%%

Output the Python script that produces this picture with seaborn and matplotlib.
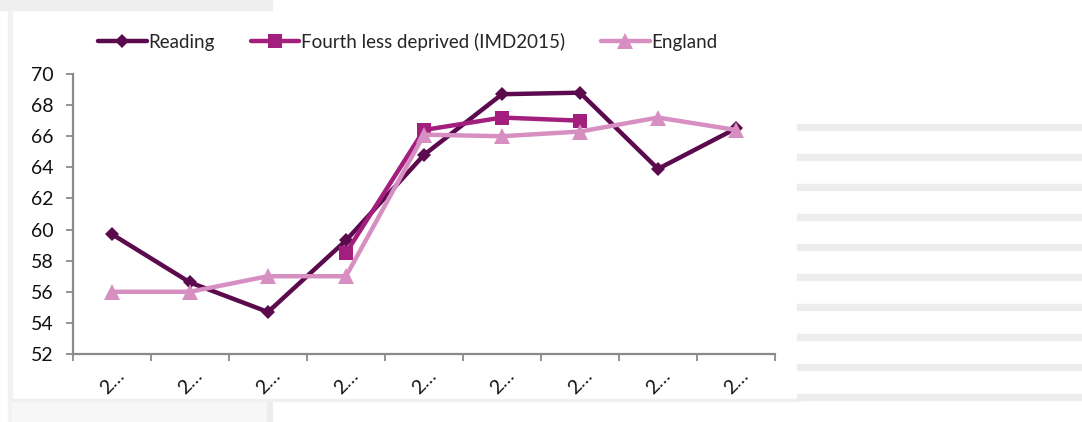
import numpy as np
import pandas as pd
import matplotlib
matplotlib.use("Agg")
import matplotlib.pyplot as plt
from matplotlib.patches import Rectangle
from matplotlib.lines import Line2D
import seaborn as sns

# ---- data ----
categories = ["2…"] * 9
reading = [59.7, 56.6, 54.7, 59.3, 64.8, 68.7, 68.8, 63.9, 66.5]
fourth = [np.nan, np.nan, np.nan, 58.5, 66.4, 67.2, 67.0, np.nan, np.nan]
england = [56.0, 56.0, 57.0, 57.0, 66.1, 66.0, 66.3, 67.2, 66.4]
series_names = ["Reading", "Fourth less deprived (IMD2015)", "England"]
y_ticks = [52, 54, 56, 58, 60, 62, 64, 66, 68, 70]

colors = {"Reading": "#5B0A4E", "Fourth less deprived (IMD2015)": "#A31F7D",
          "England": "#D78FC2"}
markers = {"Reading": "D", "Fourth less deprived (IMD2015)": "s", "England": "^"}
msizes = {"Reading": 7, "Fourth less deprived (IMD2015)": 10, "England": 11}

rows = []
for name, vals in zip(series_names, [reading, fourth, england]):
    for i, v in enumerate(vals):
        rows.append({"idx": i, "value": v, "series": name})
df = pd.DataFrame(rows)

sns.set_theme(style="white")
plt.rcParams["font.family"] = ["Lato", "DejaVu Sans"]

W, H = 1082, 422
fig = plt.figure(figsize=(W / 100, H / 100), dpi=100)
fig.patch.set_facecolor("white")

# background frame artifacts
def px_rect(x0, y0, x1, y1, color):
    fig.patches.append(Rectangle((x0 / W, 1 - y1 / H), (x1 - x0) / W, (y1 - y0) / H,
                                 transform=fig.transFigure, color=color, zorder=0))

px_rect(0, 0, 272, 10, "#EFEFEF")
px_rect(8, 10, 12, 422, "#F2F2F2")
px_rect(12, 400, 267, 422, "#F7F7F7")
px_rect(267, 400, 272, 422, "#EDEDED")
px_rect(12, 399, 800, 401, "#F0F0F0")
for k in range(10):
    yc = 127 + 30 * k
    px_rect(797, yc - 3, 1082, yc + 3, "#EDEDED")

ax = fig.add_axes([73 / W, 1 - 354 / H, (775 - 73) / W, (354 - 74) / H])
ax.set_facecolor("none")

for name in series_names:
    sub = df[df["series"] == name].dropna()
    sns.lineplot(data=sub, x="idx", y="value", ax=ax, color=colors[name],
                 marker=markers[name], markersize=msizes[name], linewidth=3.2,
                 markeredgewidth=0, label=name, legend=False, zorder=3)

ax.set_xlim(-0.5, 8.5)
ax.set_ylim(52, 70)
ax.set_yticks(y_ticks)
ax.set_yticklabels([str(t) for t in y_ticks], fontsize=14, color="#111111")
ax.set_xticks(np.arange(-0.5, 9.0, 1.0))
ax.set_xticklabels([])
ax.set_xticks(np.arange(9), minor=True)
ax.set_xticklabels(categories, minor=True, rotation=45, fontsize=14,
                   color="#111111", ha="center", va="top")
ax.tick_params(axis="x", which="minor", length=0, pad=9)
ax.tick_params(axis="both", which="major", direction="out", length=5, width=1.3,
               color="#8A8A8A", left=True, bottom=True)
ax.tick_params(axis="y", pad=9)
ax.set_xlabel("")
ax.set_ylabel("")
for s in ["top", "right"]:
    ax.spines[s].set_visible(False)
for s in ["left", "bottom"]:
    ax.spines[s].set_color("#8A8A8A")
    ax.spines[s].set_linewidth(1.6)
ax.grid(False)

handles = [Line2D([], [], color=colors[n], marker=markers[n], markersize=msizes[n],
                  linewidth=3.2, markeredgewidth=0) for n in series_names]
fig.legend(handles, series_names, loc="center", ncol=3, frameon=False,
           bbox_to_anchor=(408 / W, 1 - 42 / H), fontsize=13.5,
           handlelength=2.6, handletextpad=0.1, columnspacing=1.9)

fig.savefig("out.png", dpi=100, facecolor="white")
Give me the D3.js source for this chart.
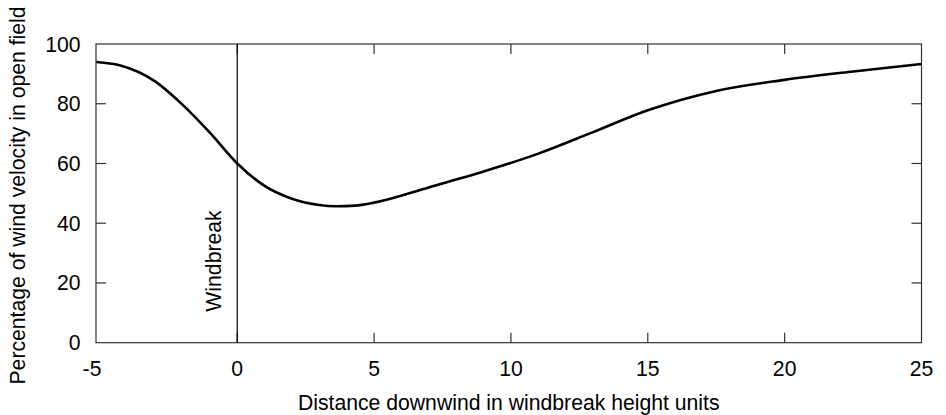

%%

Print out the material word for word, omitting the pictures.

Output for this exercise:
Output the Python script that produces this picture with seaborn and matplotlib.
import numpy as np
import pandas as pd
import matplotlib
matplotlib.use("Agg")
import matplotlib.pyplot as plt
from matplotlib.patches import Rectangle
from matplotlib.lines import Line2D
import seaborn as sns

# ---- data ----
categories = ["2…"] * 9
reading = [59.7, 56.6, 54.7, 59.3, 64.8, 68.7, 68.8, 63.9, 66.5]
fourth = [np.nan, np.nan, np.nan, 58.5, 66.4, 67.2, 67.0, np.nan, np.nan]
england = [56.0, 56.0, 57.0, 57.0, 66.1, 66.0, 66.3, 67.2, 66.4]
series_names = ["Reading", "Fourth less deprived (IMD2015)", "England"]
y_ticks = [52, 54, 56, 58, 60, 62, 64, 66, 68, 70]

colors = {"Reading": "#5B0A4E", "Fourth less deprived (IMD2015)": "#A31F7D",
          "England": "#D78FC2"}
markers = {"Reading": "D", "Fourth less deprived (IMD2015)": "s", "England": "^"}
msizes = {"Reading": 7, "Fourth less deprived (IMD2015)": 10, "England": 11}

rows = []
for name, vals in zip(series_names, [reading, fourth, england]):
    for i, v in enumerate(vals):
        rows.append({"idx": i, "value": v, "series": name})
df = pd.DataFrame(rows)

sns.set_theme(style="white")
plt.rcParams["font.family"] = ["Lato", "DejaVu Sans"]

W, H = 1082, 422
fig = plt.figure(figsize=(W / 100, H / 100), dpi=100)
fig.patch.set_facecolor("white")

# background frame artifacts
def px_rect(x0, y0, x1, y1, color):
    fig.patches.append(Rectangle((x0 / W, 1 - y1 / H), (x1 - x0) / W, (y1 - y0) / H,
                                 transform=fig.transFigure, color=color, zorder=0))

px_rect(0, 0, 272, 10, "#EFEFEF")
px_rect(8, 10, 12, 422, "#F2F2F2")
px_rect(12, 400, 267, 422, "#F7F7F7")
px_rect(267, 400, 272, 422, "#EDEDED")
px_rect(12, 399, 800, 401, "#F0F0F0")
for k in range(10):
    yc = 127 + 30 * k
    px_rect(797, yc - 3, 1082, yc + 3, "#EDEDED")

ax = fig.add_axes([73 / W, 1 - 354 / H, (775 - 73) / W, (354 - 74) / H])
ax.set_facecolor("none")

for name in series_names:
    sub = df[df["series"] == name].dropna()
    sns.lineplot(data=sub, x="idx", y="value", ax=ax, color=colors[name],
                 marker=markers[name], markersize=msizes[name], linewidth=3.2,
                 markeredgewidth=0, label=name, legend=False, zorder=3)

ax.set_xlim(-0.5, 8.5)
ax.set_ylim(52, 70)
ax.set_yticks(y_ticks)
ax.set_yticklabels([str(t) for t in y_ticks], fontsize=14, color="#111111")
ax.set_xticks(np.arange(-0.5, 9.0, 1.0))
ax.set_xticklabels([])
ax.set_xticks(np.arange(9), minor=True)
ax.set_xticklabels(categories, minor=True, rotation=45, fontsize=14,
                   color="#111111", ha="center", va="top")
ax.tick_params(axis="x", which="minor", length=0, pad=9)
ax.tick_params(axis="both", which="major", direction="out", length=5, width=1.3,
               color="#8A8A8A", left=True, bottom=True)
ax.tick_params(axis="y", pad=9)
ax.set_xlabel("")
ax.set_ylabel("")
for s in ["top", "right"]:
    ax.spines[s].set_visible(False)
for s in ["left", "bottom"]:
    ax.spines[s].set_color("#8A8A8A")
    ax.spines[s].set_linewidth(1.6)
ax.grid(False)

handles = [Line2D([], [], color=colors[n], marker=markers[n], markersize=msizes[n],
                  linewidth=3.2, markeredgewidth=0) for n in series_names]
fig.legend(handles, series_names, loc="center", ncol=3, frameon=False,
           bbox_to_anchor=(408 / W, 1 - 42 / H), fontsize=13.5,
           handlelength=2.6, handletextpad=0.1, columnspacing=1.9)

fig.savefig("out.png", dpi=100, facecolor="white")
Give me the D3.js source for this chart.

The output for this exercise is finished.